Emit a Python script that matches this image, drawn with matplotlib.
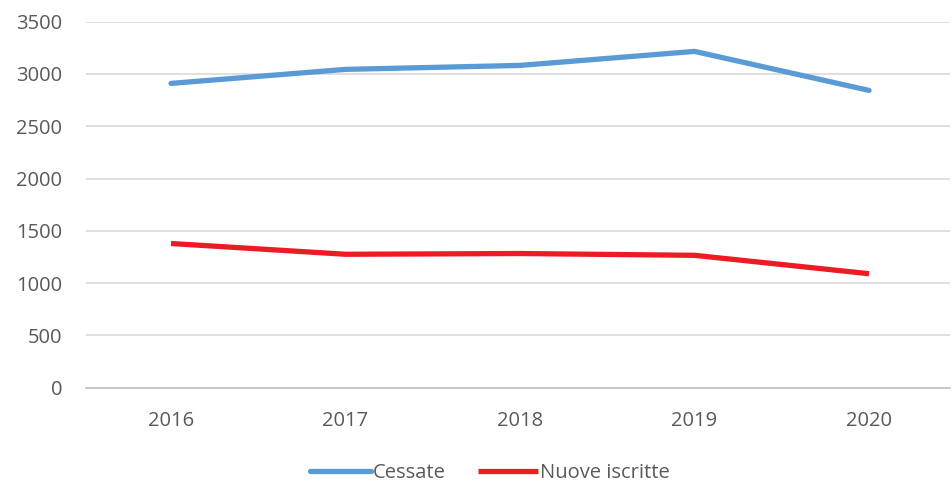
import matplotlib
matplotlib.use("agg")
import matplotlib.pyplot as plt

years = ["2016", "2017", "2018", "2019", "2020"]
cessate = [2910, 3044, 3082, 3216, 2843]
nuove_iscritte = [1379, 1276, 1283, 1266, 1090]

plt.rcParams['font.family'] = ['Open Sans', 'DejaVu Sans']

W, H = 953, 483
fig = plt.figure(figsize=(W / 100, H / 100), dpi=100)
ax = fig.add_axes([86 / W, 1 - 387.7 / H, (950 - 86) / W, (387.7 - 21.7) / H])

x = range(len(years))
ax.plot(x, cessate, color="#5B9BD5", lw=3.8, solid_capstyle="round", label="Cessate")
ax.plot(x, nuove_iscritte, color="#ED1C24", lw=3.8, solid_capstyle="butt", label="Nuove iscritte")

ax.set_ylim(0, 3500)
ax.set_yticks(range(0, 3501, 500))
ax.set_xlim(-0.487, 4.464)
ax.set_xticks(list(x))
ax.set_xticklabels(years)

ax.grid(axis="y", color="#D9D9D9", lw=1.2)
ax.set_axisbelow(True)
for s in ["top", "right", "left"]:
    ax.spines[s].set_visible(False)
ax.spines["bottom"].set_color("#BFBFBF")
ax.spines["bottom"].set_linewidth(1.2)
ax.tick_params(length=0, labelsize=14.5, colors="#595959")
ax.tick_params(axis="y", pad=17)
ax.tick_params(axis="x", pad=17)

leg = ax.legend(loc="center", bbox_to_anchor=(0.468, -0.234), ncol=2, frameon=False,
                fontsize=14.5, handlelength=3.0, handletextpad=0.1, columnspacing=1.6,
                borderpad=0.2)
for t in leg.get_texts():
    t.set_color("#595959")

fig.savefig("out.png", dpi=100)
====
* **Problem requirements**:
Restate the whole listing above exactly, except for its images.

* **Solution to the problem**:
Emit a Python script that matches this image, drawn with matplotlib.
import matplotlib
matplotlib.use("agg")
import matplotlib.pyplot as plt

years = ["2016", "2017", "2018", "2019", "2020"]
cessate = [2910, 3044, 3082, 3216, 2843]
nuove_iscritte = [1379, 1276, 1283, 1266, 1090]

plt.rcParams['font.family'] = ['Open Sans', 'DejaVu Sans']

W, H = 953, 483
fig = plt.figure(figsize=(W / 100, H / 100), dpi=100)
ax = fig.add_axes([86 / W, 1 - 387.7 / H, (950 - 86) / W, (387.7 - 21.7) / H])

x = range(len(years))
ax.plot(x, cessate, color="#5B9BD5", lw=3.8, solid_capstyle="round", label="Cessate")
ax.plot(x, nuove_iscritte, color="#ED1C24", lw=3.8, solid_capstyle="butt", label="Nuove iscritte")

ax.set_ylim(0, 3500)
ax.set_yticks(range(0, 3501, 500))
ax.set_xlim(-0.487, 4.464)
ax.set_xticks(list(x))
ax.set_xticklabels(years)

ax.grid(axis="y", color="#D9D9D9", lw=1.2)
ax.set_axisbelow(True)
for s in ["top", "right", "left"]:
    ax.spines[s].set_visible(False)
ax.spines["bottom"].set_color("#BFBFBF")
ax.spines["bottom"].set_linewidth(1.2)
ax.tick_params(length=0, labelsize=14.5, colors="#595959")
ax.tick_params(axis="y", pad=17)
ax.tick_params(axis="x", pad=17)

leg = ax.legend(loc="center", bbox_to_anchor=(0.468, -0.234), ncol=2, frameon=False,
                fontsize=14.5, handlelength=3.0, handletextpad=0.1, columnspacing=1.6,
                borderpad=0.2)
for t in leg.get_texts():
    t.set_color("#595959")

fig.savefig("out.png", dpi=100)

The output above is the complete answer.